> **DIRECTION**: Find the lines holding the string "chart" in the data, then copy all of them.

^^^^

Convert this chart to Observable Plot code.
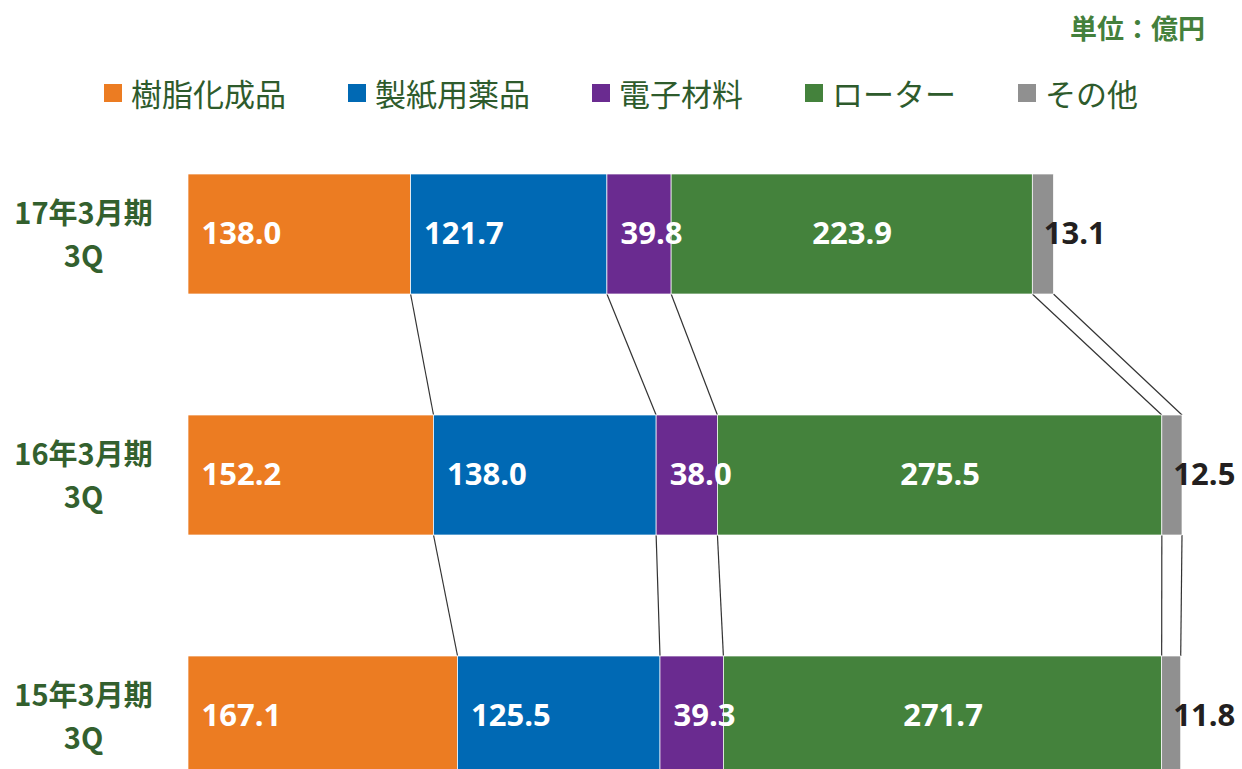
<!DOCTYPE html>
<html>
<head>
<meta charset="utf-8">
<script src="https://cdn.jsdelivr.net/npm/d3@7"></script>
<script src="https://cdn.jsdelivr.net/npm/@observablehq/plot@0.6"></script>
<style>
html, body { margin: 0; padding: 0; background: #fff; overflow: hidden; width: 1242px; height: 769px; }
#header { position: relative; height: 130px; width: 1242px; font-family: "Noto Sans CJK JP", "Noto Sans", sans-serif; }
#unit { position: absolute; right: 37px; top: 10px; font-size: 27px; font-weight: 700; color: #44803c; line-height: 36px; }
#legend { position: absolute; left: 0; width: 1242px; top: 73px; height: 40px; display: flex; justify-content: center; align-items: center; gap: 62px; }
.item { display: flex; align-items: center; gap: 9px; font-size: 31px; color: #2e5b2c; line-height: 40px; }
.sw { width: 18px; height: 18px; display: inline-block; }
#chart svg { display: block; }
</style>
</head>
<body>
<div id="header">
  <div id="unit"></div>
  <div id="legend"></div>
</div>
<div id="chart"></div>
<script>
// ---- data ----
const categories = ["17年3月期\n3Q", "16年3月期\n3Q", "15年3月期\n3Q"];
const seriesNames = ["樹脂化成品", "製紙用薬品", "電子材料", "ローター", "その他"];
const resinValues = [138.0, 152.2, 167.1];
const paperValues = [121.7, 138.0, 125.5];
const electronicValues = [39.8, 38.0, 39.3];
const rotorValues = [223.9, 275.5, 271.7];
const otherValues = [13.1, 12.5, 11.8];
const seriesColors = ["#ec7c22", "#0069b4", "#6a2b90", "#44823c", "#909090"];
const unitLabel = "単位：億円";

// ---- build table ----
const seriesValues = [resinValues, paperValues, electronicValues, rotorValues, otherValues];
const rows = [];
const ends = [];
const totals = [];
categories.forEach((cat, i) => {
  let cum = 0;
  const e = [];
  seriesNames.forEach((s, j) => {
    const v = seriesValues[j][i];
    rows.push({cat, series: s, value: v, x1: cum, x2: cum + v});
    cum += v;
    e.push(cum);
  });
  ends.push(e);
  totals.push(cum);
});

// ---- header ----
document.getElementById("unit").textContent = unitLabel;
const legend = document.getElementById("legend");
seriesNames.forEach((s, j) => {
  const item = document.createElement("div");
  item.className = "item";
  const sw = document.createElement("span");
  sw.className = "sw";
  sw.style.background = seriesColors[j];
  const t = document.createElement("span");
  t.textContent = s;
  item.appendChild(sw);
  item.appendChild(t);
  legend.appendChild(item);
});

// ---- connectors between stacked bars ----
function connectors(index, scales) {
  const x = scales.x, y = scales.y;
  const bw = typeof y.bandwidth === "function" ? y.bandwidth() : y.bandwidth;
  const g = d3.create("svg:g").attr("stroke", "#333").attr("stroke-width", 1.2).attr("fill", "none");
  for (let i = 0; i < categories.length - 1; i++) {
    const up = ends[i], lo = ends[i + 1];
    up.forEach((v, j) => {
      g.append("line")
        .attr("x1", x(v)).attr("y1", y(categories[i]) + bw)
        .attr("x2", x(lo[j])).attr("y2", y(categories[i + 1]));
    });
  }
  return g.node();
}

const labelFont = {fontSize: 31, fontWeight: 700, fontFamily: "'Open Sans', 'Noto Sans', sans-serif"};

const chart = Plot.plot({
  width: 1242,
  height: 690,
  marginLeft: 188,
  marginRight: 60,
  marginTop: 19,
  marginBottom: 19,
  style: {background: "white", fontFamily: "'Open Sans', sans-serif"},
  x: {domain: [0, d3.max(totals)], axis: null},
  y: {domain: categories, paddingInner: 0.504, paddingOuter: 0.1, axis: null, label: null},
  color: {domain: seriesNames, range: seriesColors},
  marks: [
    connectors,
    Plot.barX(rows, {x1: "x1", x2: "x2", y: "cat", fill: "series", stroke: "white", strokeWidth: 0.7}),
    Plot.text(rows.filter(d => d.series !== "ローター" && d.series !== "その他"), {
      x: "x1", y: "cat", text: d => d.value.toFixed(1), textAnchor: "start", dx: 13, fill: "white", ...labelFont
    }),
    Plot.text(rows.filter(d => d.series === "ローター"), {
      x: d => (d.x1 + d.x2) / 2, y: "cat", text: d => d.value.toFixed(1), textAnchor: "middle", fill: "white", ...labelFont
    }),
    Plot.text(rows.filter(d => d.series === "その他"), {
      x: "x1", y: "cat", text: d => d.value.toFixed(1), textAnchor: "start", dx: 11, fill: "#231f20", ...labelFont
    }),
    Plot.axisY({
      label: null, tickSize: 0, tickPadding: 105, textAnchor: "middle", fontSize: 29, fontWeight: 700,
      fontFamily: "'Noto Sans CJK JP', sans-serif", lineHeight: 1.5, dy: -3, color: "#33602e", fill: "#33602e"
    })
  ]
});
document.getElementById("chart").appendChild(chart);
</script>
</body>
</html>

^^^^

> **THE SOLUTION**:
Convert this chart to Observable Plot code.
#chart svg { display: block; }
<div id="chart"></div>
const chart = Plot.plot({
document.getElementById("chart").appendChild(chart);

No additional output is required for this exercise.